The problem is that booth babes have become a pervasive part of the show, and that’s an issue for an industry that hopes to attract a mainstream audience. “E3 and other trade shows featuring half-naked booth babes, who know nothing about the games they’re promoting, do a disservice to the entire industry,” Tami Baribeau, the Editor in Chief of The Border House, told the Penny Arcade Report. “They reinforce the fact that games are marketed and predominantly designed for a demographic that excludes us. With every direction we look, from box cover art, to character design, to professional trade shows, to narrative, to costumes and equipment, to the game industry’s wage gap, it becomes more and more clear that we’re not ‘supposed’ to be enjoying games and they’re not for us.”
It’s not a question of whether this approach is alienating for the many women in the industry, it’s a question of how much damage is being done. “I dread heading off to work at E3 today, the show is a constant assault on the female self esteem no matter which direction I look,” game designer Brenda Garno Brathwaite said on Twitter. “I feel uncomfortable. It’s as if I walked into a strip club without intending to.” She’s not alone, other women I spoke to at the show, whether they be press or industry professionals, complained about the pro-male environment and reliance on sex appeal to sell products. The problem goes even deeper: Women who speak up about the male-centered marketing focus of the show became targets for hateful language and verbal attacks via social media. Critic Anita Sarkeesian, who is working on a video series dealing with the representation of women in video games, has been threatened with both beatings and rape. The message may be implicit when it comes from the industry, but it’s explicit when it comes from many gamers: Women aren’t welcome, and they need to shut up about it.
The trick is to create booths and displays that appeal to both men and women. Why not go after the largest possible audience, and make sure female reporters and industry professionals feel comfortable learning about your brand and game?
Leaving the blatant sexism that comes from both the publishers of games and many of the people who play them, this is simply bad business. “So it turns out if you want to find out what the future looks like, you should be asking women,” Intel researcher Genevieve Bell stated in a recent presentation about women’s role in the adoption of new technology. “And just before you think that means you should be asking 18-year-old women, it actually turns out the majority of technology users are women in their 40s, 50s and 60s. So if you wanted to know what the future looks like, those turn out to be the heaviest users of the most successful and most popular technologies on the planet as we speak.”
There is very real money to be made marketing technology to women, or at the very least creating an environment where women feel like they can be part of the discussion. Consider that the high level of consumer adoption of technology by women happens despite the fact that trade show are usually designed by men for an aggressively male audience. In fact, E3 isn’t the only show to struggle with the changing reality of the market. CES has long pandered to a male audience, despite the huge female market for emerging technologies. “It’s confusing, because it’s sending this message of what my sex is here to do, and obviously I don’t feel that way, because I’d rather be learning about the products,” Molly McHugh, a technology writer for Digital Trends, stated in a piece about booth babes at the show.

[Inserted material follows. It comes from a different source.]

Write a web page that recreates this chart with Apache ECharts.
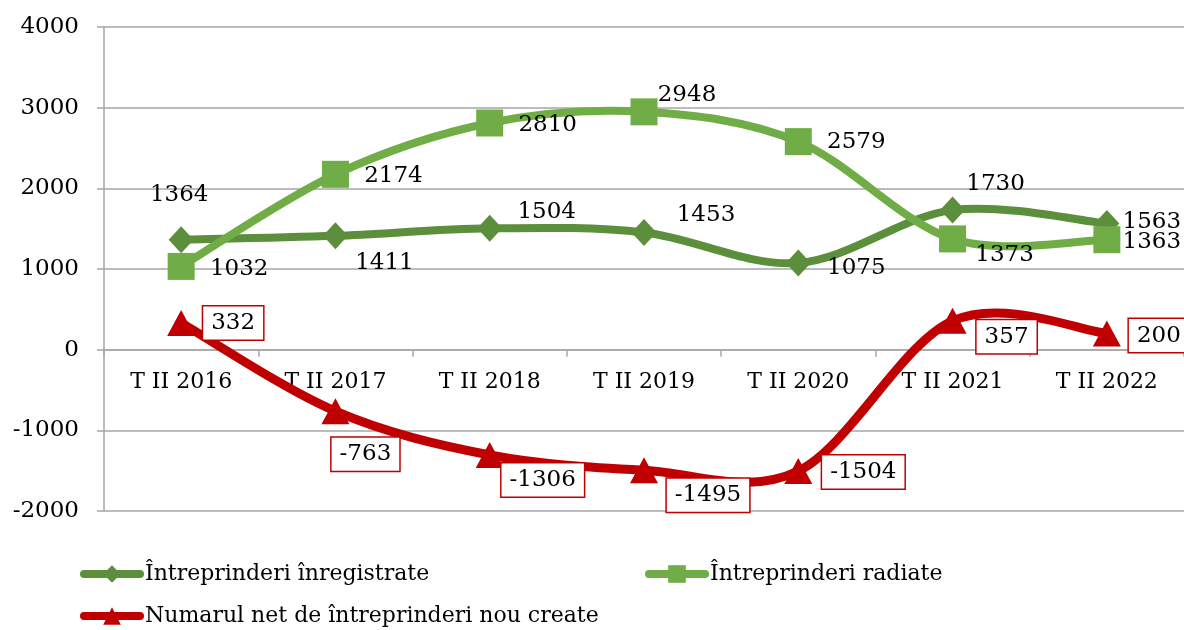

The use of models at trade shows is rapidly becoming an anachronism, but the culture of marketing only to a male audience has proven hard to shake. “Booth babes emerged back in the 1950′s, when they were probably the only women on the convention floor, but this is no longer the case. Booth babes alienate and offend female conference attendees. Not to mention that many booth babes promote companies that have female employees standing in the booth, just a few feet away,” marketing manager Rikki Rogers wrote in a blog post on the subject. “Professional, successful employees with all of their clothes on. Booth babes send a message to your female colleagues that women ought to look pretty and alluring, not educated, ambitious, or—gasp!–actually capable of selling a product based on its virtues alone.”
CEA President Gary Shapiro tried to sweep the problem under the table, in probably the most condescending way possible during an interview with the BBC. “Sometimes it is a little old school, but it does work,” he said about the use of booth babes are the show. “People want to go towards what they consider pretty. So your effort to try to get a story based on booth babes, which is decreasing rather rapidly in the industry… it’s cute, but it’s frankly irrelevant in my view.”
Let’s be frank, Gary Shapiro is full of shit, and the Entertainment Software Association’s statement above isn’t much better. The ESA is a trade group tasked with keeping the video game industry healthy and growing. By not taking a stand on this issue, the ESA is helping to promote the idea that gaming is something that is for young men, and that attitude stunts the growth of gaming as a whole.
“Games should speak for themselves—they have rich stories, bleeding edge graphics, impactful sounds and music, and exciting presentation,” Baribeau said. “I’m embarrassed to work in the game industry when I see the media coverage of E3; it looks like a giant spectacle more akin to a strip club than a celebration of an interactive form of entertainment. I imagine a film festival and think about how they exist to appreciate the art form of movies, not strip their leading ladies down to their underwear to prance around advertising the movies.”
How to market based on your product, and not sex
Booth babes may get the attention of the crowd, but this happens at the possible expense of attracting a larger, wider audience to that game or product. I spoke with Stephanie Schopp, a PR executive who is a veteran of video game trade and consumer shows. She admits that pretty models will get people to pick up promotional materials, but it could be much more advisable to feature models of both genders promoting the game itself.
“It should be related to your brand,” she said, although she did point out that many female characters on the cover of games are scantily clad. In her experience, sex works on some levels but there are better, more effective ways to get the attention of the crowd. “If you had, for example, an Assassin’s Creed character in your booth, I think he’d get as much attention, or photographs, as females.” The trick is to create an outfit or costume that is related to the brand, and gives people something to get excited about. “There will always be people taking pictures with the pretty women, but if you had a man in a badass outfit you’ll see the same reaction,” she explained. “You see that more at Comic Con, the male characters, such as the Thors, Hulks, and the Batmans. When the guys do it well, they get a crowd. I’ve seen guys not being able to walk the floor at Comic Con.”
Using male and female models dressed up like the characters in the game promotes the brand better than simply using sex appeal, and that approach is fun and inviting for both male and female press and industry professionals. It will make your booth more approachable and welcoming for a wider demographic, which is good business.
There was a Family Guy display near one of the halls at E3, proudly brought to you by IGN, where the presenter barked sexual comments at women as they passed by. It’s just another way the industry tries to send a message that any woman at the show is there because of her body or looks, not because she likes video games. There are hundreds of wonderful games by creative people, aimed at every demographic, that are shown inside the show, and it’s time to stop pretending E3 is a club house for pubescent boys. Gaming is an inviting art form, and it deserves a show that makes all gamers feel welcome and valued.